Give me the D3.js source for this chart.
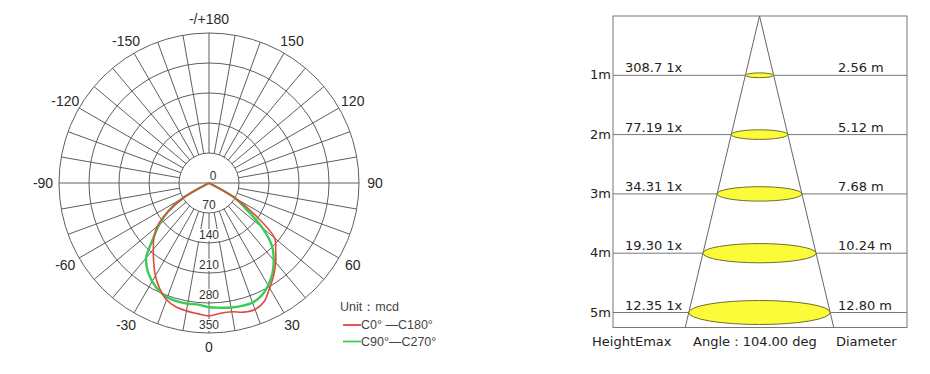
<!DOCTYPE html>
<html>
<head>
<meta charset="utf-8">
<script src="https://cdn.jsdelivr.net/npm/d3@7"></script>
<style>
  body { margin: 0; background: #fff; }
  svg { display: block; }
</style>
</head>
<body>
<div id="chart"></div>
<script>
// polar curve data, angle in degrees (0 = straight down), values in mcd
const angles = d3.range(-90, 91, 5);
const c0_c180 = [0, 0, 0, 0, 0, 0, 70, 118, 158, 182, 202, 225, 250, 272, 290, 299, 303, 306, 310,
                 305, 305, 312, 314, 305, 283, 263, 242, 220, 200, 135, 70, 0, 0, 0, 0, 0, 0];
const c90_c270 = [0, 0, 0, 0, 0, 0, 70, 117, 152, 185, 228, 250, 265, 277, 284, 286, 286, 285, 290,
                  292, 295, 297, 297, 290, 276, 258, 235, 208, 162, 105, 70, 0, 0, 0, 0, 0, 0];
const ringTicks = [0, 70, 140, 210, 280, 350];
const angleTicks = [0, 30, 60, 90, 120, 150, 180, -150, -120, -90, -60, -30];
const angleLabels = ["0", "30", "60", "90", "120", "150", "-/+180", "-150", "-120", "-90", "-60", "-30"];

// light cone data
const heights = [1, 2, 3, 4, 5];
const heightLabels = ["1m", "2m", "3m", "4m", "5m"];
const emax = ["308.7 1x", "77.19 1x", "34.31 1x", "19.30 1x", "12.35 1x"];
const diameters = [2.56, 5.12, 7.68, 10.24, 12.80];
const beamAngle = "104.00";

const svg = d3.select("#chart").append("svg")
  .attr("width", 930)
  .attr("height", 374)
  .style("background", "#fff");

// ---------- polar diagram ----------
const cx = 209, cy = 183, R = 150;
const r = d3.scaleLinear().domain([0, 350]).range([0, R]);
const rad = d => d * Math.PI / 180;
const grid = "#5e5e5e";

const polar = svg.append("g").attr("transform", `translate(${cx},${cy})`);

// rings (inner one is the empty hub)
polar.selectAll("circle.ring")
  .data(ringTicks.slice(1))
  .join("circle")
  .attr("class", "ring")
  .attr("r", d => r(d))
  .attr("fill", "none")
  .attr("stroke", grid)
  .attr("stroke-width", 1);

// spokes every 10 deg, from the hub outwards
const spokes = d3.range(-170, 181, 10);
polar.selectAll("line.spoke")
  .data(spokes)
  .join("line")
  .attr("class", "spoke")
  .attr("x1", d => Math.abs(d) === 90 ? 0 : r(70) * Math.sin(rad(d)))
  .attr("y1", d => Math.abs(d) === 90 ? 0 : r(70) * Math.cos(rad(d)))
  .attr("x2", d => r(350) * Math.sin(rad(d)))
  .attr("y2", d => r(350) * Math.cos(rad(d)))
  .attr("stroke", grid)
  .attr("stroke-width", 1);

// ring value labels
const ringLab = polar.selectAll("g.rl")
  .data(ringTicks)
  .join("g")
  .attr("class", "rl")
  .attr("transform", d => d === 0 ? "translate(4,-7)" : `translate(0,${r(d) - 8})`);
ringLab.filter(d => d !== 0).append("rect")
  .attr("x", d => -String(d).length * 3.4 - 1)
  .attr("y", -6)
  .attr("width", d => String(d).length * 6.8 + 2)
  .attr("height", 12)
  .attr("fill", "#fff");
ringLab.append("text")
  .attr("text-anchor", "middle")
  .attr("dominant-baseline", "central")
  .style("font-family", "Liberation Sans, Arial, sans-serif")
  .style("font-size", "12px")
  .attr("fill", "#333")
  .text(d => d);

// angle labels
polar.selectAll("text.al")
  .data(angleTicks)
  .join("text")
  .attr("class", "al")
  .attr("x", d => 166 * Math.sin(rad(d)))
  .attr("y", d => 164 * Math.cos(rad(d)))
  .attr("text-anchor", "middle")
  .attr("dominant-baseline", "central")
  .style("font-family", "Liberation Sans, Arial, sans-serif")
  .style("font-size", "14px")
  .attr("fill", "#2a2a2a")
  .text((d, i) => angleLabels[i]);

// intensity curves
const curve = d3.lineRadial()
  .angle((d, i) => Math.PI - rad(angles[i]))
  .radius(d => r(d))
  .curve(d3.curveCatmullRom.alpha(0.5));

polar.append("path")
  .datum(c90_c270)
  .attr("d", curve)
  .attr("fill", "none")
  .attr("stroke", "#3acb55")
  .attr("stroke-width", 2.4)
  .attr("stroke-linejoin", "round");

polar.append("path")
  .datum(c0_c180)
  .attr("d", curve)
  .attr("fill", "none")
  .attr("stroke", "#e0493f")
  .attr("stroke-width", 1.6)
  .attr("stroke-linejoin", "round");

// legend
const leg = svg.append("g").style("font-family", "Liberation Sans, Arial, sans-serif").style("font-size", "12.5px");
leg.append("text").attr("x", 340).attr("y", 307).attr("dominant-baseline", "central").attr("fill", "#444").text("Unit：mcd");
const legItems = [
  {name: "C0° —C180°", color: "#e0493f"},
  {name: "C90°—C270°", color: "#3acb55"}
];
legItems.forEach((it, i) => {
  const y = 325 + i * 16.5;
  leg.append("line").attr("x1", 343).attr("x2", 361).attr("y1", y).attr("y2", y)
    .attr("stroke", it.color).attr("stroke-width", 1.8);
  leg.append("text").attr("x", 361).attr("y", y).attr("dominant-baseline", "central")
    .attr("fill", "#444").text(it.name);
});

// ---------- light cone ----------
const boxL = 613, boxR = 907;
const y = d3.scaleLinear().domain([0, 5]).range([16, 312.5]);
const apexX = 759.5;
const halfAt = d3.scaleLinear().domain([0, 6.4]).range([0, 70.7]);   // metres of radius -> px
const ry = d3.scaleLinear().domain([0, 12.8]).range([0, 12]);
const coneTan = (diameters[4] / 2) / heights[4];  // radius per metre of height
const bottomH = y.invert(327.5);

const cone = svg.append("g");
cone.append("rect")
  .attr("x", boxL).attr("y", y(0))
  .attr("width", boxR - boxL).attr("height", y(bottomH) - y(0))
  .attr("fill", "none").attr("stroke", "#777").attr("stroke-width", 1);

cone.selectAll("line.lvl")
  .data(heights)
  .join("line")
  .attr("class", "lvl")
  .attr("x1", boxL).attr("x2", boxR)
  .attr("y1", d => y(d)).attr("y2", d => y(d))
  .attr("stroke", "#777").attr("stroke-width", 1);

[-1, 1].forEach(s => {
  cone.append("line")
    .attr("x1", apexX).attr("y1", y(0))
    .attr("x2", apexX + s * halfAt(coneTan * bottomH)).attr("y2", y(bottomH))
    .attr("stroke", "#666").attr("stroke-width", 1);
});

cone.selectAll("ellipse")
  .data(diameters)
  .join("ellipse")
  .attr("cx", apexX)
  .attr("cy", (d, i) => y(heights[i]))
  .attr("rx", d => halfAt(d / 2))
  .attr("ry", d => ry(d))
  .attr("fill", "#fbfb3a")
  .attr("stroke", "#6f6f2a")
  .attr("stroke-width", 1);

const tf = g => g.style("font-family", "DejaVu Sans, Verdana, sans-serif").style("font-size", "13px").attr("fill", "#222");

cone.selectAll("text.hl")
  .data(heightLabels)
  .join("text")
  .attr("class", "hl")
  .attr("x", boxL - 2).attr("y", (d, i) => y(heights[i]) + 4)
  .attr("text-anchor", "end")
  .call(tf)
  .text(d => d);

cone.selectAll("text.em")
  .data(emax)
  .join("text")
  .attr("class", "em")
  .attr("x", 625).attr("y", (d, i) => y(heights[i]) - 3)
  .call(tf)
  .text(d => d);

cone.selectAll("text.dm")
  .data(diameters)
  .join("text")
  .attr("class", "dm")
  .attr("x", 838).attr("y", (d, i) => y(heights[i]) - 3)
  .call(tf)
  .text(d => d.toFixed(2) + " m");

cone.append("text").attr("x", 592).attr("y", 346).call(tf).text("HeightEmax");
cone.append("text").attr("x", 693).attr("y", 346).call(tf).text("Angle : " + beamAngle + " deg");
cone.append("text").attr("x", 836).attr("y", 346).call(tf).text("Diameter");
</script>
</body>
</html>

▶ WHAT NEEDS TO BE DONE: Determine how many lines of this listing contain "chart", and give only the number.

▶ THE REPLY: 3